- _Records excerpted from a collection_:
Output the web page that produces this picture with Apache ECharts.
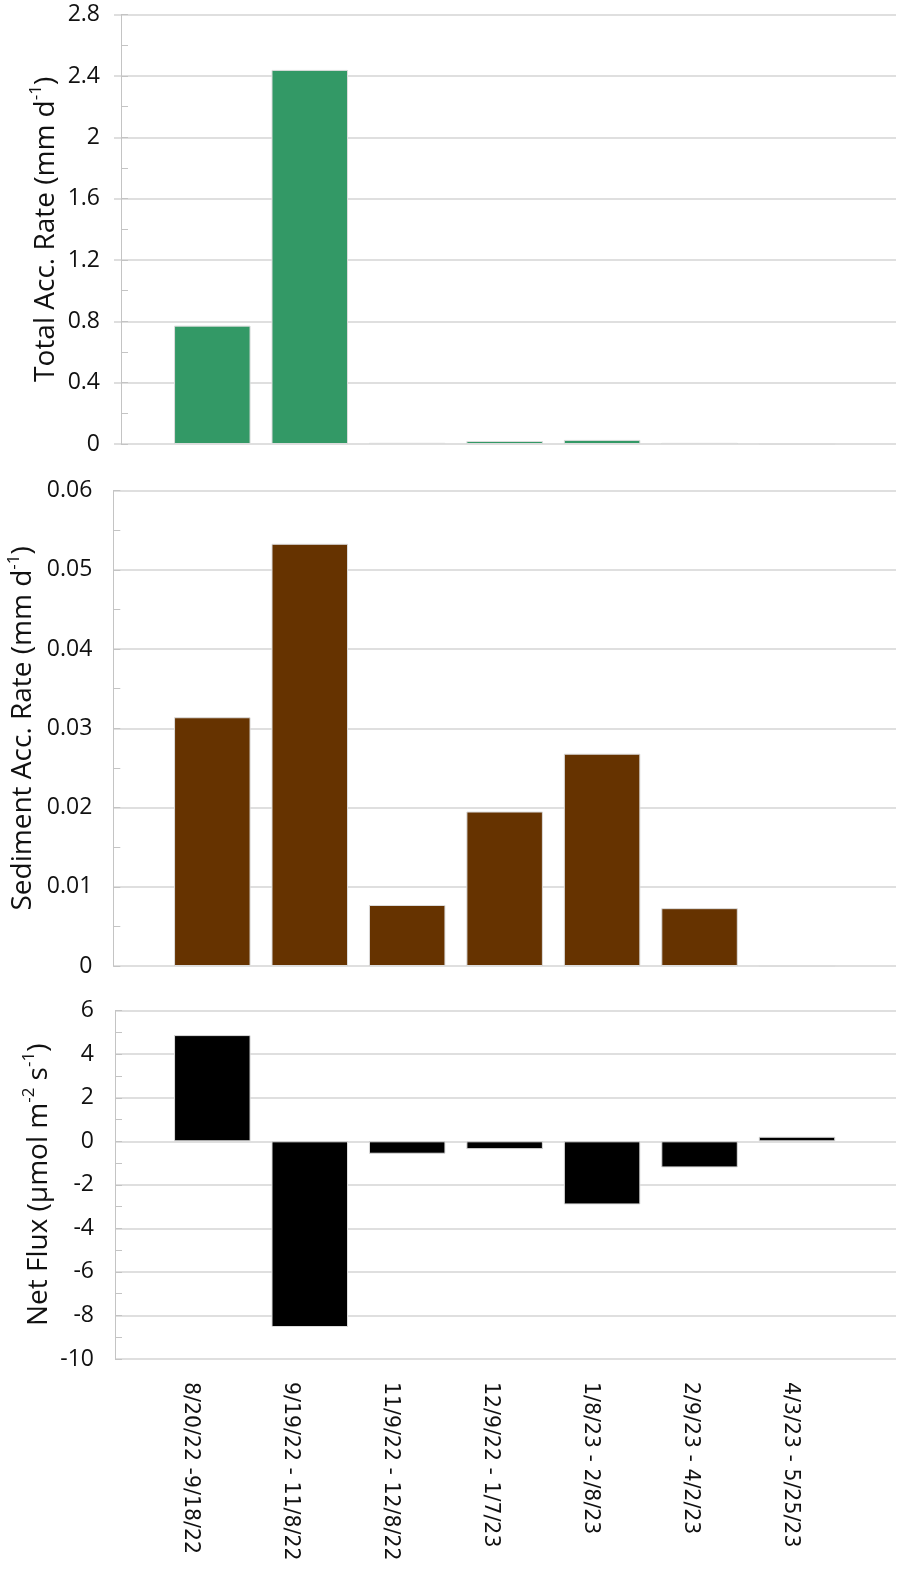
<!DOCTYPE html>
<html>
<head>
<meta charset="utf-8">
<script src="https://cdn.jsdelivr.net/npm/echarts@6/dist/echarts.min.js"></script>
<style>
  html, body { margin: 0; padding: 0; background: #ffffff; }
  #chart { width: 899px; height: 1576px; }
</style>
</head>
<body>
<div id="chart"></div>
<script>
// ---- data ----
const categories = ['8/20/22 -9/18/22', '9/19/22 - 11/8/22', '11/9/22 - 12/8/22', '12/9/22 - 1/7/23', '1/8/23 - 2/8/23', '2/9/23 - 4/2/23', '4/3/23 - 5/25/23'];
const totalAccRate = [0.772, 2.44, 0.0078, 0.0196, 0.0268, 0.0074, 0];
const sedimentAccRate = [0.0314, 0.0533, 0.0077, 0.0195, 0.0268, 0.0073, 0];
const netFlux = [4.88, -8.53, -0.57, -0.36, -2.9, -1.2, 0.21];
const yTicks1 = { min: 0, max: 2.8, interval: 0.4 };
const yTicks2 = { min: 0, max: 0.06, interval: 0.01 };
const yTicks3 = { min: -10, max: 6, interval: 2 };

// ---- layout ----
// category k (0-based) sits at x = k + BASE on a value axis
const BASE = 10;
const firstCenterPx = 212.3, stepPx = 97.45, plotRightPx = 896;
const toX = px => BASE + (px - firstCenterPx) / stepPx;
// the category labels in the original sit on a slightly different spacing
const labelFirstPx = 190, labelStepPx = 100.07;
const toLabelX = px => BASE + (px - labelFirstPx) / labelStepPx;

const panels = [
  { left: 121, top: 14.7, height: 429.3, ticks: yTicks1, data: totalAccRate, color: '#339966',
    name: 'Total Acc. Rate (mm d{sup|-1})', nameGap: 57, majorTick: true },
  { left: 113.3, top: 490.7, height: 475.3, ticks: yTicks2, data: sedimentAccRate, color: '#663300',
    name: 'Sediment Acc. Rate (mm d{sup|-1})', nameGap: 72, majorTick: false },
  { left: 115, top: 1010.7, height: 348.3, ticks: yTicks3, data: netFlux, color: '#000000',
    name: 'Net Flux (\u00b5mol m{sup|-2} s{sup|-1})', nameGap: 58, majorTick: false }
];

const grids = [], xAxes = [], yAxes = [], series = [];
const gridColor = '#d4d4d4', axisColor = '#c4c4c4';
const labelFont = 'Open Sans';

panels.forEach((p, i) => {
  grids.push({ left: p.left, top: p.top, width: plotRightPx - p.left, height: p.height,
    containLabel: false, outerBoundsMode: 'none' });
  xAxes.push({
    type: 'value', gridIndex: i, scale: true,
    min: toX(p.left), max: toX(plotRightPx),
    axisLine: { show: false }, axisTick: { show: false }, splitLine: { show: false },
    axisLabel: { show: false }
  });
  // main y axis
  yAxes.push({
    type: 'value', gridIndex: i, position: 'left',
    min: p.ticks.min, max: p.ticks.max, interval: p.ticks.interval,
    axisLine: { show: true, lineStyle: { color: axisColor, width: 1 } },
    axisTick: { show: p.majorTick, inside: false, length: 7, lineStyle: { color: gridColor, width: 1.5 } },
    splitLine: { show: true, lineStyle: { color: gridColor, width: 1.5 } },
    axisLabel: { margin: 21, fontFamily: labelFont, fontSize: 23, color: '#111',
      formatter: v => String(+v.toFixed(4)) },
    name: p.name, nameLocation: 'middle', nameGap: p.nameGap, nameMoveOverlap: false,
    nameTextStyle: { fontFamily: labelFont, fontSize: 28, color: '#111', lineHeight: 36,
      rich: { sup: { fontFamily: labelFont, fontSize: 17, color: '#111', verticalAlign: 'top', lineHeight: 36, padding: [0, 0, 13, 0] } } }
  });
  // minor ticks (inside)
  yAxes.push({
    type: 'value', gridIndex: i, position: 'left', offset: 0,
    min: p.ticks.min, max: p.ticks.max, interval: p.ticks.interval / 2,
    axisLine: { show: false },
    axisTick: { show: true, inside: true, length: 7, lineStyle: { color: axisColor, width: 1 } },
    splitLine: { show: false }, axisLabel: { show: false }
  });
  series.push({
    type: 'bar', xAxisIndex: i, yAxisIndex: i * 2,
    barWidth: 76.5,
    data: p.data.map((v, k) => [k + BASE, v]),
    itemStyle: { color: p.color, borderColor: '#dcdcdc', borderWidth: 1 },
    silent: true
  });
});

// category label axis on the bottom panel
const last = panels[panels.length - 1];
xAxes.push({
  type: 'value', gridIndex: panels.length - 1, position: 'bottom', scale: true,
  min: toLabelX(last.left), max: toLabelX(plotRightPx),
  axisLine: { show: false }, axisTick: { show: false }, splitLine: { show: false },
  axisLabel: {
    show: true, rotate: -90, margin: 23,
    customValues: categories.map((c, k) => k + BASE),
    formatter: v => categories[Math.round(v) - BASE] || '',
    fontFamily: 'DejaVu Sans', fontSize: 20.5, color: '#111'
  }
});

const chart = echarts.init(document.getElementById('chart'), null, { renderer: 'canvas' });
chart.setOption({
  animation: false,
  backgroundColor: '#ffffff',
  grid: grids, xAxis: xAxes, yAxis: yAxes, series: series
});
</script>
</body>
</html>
--
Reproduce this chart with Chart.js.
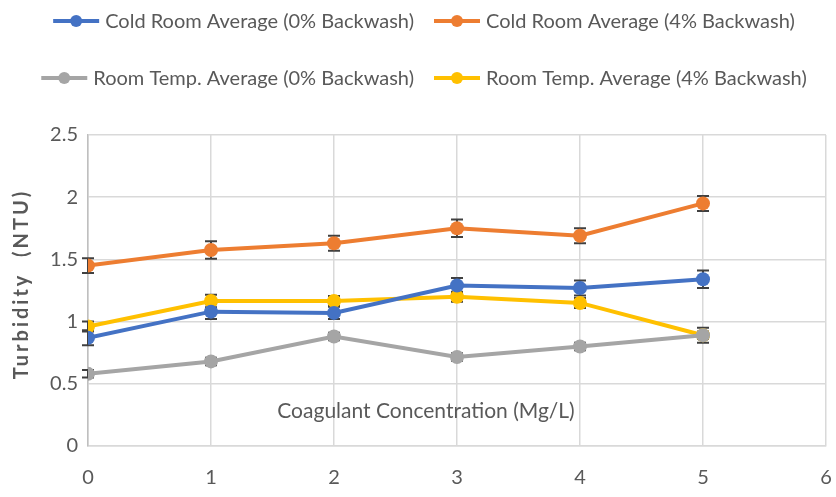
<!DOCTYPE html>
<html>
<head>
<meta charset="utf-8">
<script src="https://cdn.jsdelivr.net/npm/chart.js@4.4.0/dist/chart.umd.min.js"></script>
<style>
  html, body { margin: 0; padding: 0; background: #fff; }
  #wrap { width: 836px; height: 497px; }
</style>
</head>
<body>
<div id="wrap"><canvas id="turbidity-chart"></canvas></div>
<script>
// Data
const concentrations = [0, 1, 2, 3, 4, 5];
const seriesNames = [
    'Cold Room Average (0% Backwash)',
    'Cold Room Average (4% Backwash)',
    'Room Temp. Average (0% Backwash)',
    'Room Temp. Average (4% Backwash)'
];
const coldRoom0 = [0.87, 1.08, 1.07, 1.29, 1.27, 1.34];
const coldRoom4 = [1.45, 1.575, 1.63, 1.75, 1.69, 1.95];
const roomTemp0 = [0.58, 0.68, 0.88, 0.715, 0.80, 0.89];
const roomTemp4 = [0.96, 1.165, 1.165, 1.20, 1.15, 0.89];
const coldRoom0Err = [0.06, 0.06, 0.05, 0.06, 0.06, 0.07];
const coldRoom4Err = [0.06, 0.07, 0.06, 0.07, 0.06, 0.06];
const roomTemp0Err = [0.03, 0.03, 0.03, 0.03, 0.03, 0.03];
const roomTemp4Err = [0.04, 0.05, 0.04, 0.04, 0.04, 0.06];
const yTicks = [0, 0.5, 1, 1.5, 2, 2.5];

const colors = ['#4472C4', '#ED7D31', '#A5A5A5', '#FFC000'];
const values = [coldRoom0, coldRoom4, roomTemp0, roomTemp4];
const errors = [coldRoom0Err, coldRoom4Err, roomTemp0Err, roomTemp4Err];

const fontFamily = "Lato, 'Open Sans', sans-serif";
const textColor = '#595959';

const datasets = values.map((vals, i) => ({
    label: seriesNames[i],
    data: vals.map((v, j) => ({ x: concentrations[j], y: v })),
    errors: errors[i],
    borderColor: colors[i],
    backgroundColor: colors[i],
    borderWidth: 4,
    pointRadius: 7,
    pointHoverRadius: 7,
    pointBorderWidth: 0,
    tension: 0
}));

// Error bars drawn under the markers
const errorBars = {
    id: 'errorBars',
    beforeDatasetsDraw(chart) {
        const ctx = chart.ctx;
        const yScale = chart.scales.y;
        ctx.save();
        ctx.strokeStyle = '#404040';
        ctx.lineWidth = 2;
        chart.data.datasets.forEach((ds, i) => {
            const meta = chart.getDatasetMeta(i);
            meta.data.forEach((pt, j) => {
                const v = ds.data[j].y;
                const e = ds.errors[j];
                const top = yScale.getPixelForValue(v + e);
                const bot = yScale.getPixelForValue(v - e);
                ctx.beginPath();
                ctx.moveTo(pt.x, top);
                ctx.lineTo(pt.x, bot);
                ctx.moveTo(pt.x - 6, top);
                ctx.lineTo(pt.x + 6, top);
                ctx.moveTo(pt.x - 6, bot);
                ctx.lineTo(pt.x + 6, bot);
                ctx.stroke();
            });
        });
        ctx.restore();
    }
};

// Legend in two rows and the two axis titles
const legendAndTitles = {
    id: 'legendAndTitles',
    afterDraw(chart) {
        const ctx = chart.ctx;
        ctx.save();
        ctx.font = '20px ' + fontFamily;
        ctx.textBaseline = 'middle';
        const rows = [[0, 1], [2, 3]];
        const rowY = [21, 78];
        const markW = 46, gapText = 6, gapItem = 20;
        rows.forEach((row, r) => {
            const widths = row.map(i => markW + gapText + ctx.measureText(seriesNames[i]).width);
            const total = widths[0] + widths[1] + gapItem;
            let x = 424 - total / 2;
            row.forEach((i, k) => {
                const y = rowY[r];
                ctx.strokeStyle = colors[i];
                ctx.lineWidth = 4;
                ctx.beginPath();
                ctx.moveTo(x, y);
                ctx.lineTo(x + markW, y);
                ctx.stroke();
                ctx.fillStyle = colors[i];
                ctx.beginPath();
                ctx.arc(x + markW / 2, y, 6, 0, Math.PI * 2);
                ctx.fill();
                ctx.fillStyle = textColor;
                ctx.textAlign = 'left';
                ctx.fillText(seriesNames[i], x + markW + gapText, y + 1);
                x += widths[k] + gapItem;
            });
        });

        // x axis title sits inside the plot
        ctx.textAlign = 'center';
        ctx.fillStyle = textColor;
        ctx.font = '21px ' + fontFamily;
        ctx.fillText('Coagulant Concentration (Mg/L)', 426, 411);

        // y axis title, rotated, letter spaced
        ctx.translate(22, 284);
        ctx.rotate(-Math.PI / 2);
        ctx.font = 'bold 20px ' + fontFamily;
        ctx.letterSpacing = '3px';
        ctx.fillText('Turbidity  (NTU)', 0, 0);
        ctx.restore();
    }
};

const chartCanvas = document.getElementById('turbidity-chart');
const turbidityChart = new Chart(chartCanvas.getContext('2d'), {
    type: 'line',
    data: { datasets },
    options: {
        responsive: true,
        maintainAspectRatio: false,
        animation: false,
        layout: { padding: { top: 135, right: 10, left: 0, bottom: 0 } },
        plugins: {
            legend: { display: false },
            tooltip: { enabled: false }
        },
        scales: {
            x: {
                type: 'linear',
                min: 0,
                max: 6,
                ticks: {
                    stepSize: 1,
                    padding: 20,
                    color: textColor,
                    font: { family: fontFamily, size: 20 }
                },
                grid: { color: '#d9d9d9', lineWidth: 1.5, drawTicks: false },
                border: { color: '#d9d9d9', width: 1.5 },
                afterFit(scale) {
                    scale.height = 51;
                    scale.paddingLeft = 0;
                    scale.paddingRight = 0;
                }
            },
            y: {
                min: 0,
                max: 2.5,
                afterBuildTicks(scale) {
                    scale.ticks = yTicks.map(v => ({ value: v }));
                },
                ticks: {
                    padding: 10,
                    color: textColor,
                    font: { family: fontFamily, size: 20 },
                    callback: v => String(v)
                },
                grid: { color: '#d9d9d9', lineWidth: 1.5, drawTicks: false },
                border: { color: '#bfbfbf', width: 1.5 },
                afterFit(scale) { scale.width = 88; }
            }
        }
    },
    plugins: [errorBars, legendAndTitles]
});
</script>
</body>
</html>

- _OBJECTIVE_: Lines that hold "this" are the ones to copy; find all of them.

- _REPLY_:
Output the web page that produces this picture with Apache ECharts.
Reproduce this chart with Chart.js.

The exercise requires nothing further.